I agree. One of the core themes of Lost is the link of redemption, salvation and transformation to loving and being loved. We don’t know if there is a larger, benevolent Who behind the larger story taking place on that island and in the Sideways world, but we do know the Author of the Story is good and Love itself. Our stories play out in the context of that love. Yes, there are darkness, evil, and destructive forces. But, in the end, they cannot—they do not—stand up against his Love. And that Love is the context in which our lives are created, lived and saved.
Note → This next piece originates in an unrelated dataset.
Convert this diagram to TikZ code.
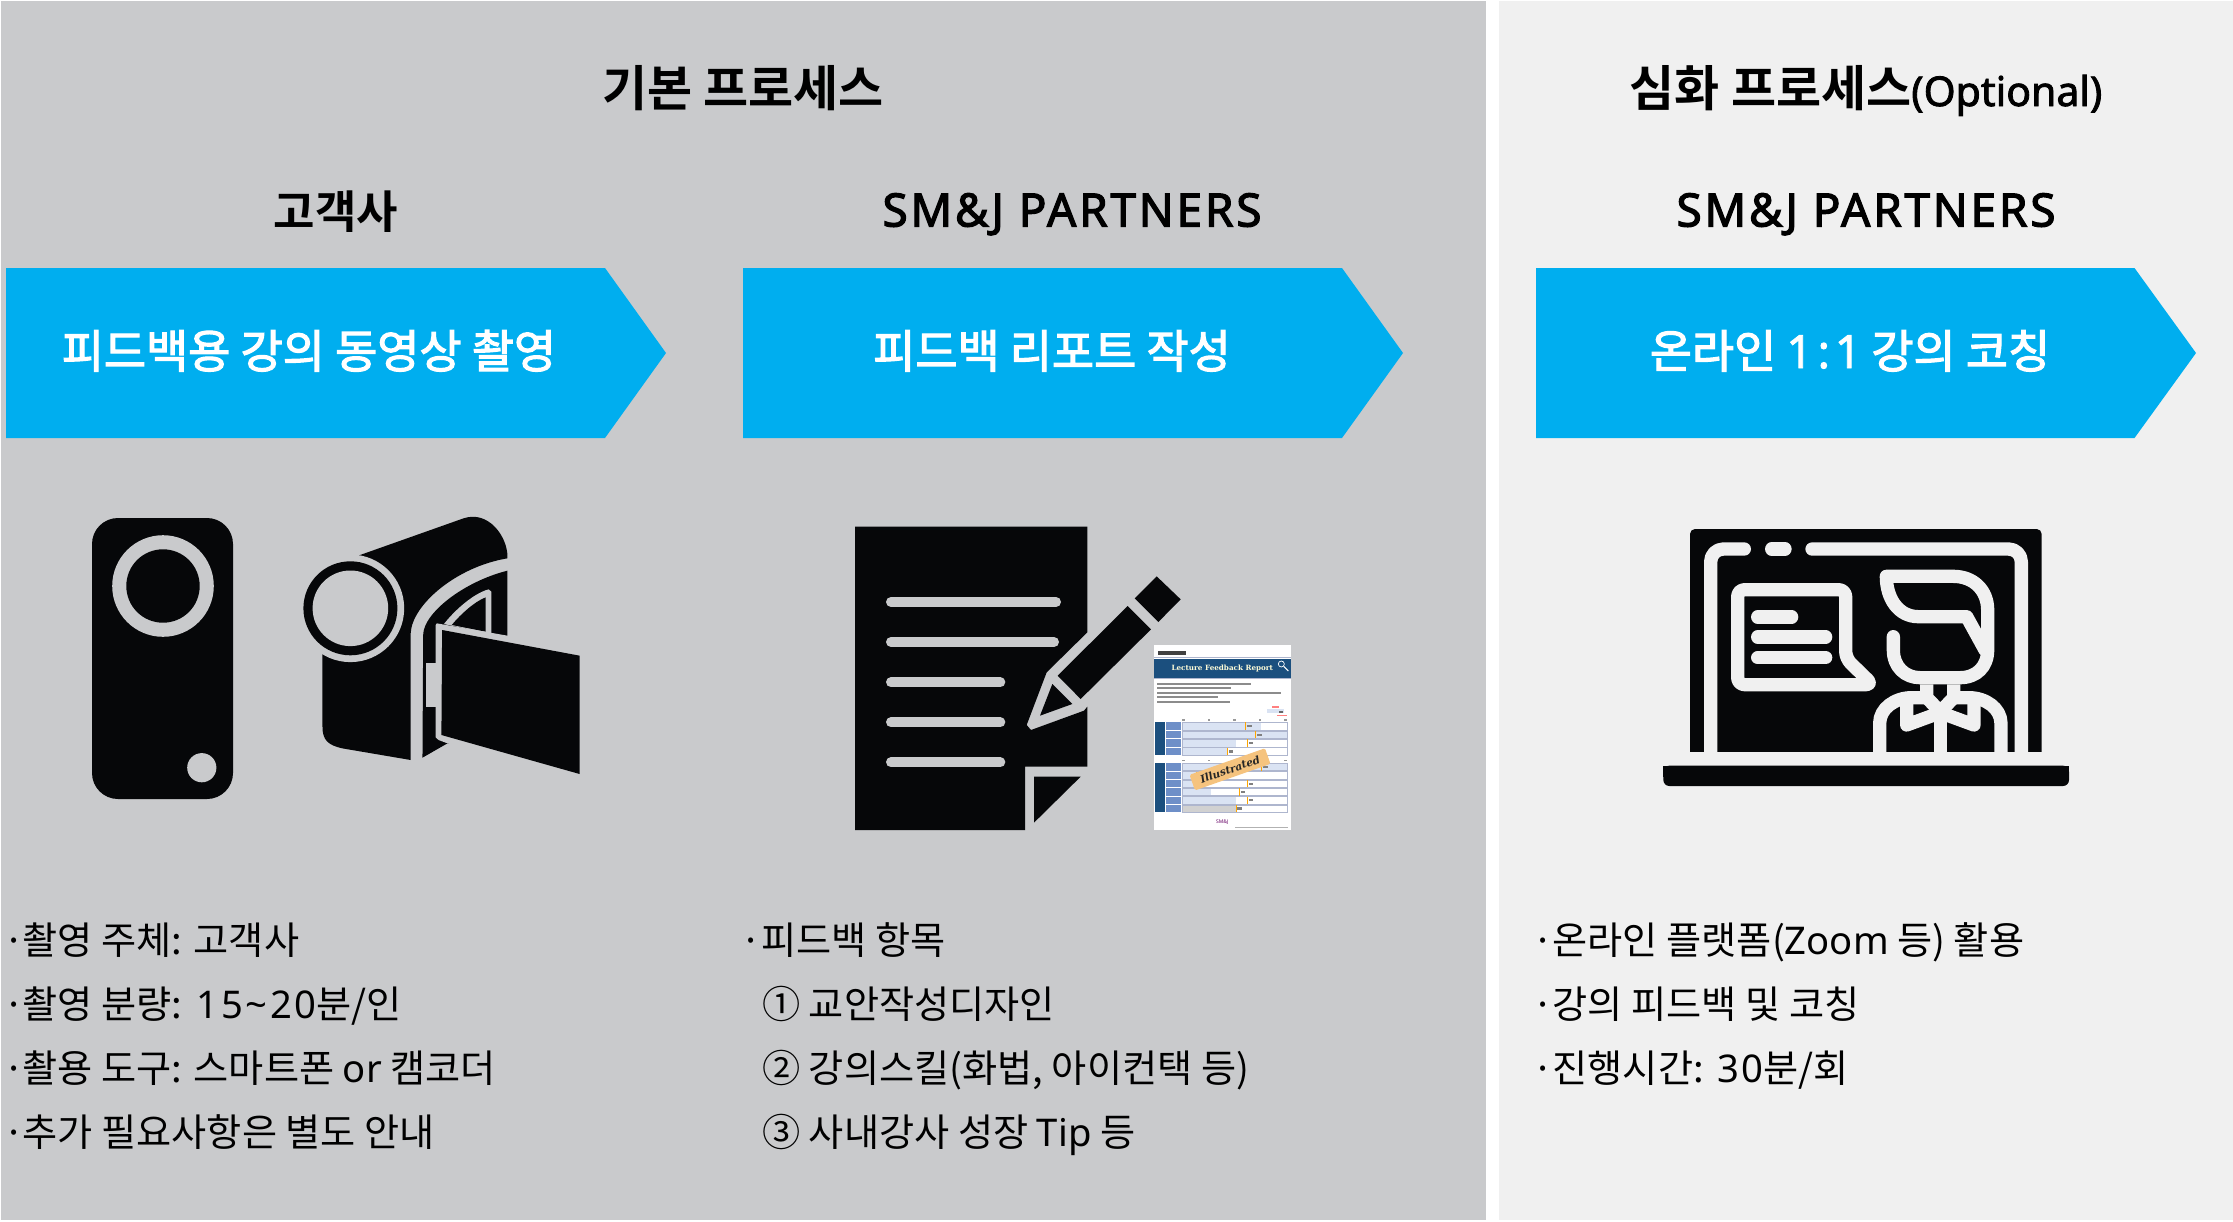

Of course, there’s a lot of argument out there against any kind of larger story or meaning to our lives. But as for me, I believe the Story. And because I believe it, I can’t help thinking there’s something in each and every one of us—whether we know it or not—that knows there’s a larger Story in which we live our lives. And stories like Lost resonate with us because of that. So it isn't a stretch to say, then, that stories like Lost can help us understand and explore the largest Story so we can (to borrow a phrase from Kirk) live and tell it well where the breadth and depth, the love and life, the wonderful and good news of it has not yet soaked through.
And, so there you go. That, in a very large part, is why I am so enthralled with Lost. And that, among other things, brings a lot of God-talk into these open spaces.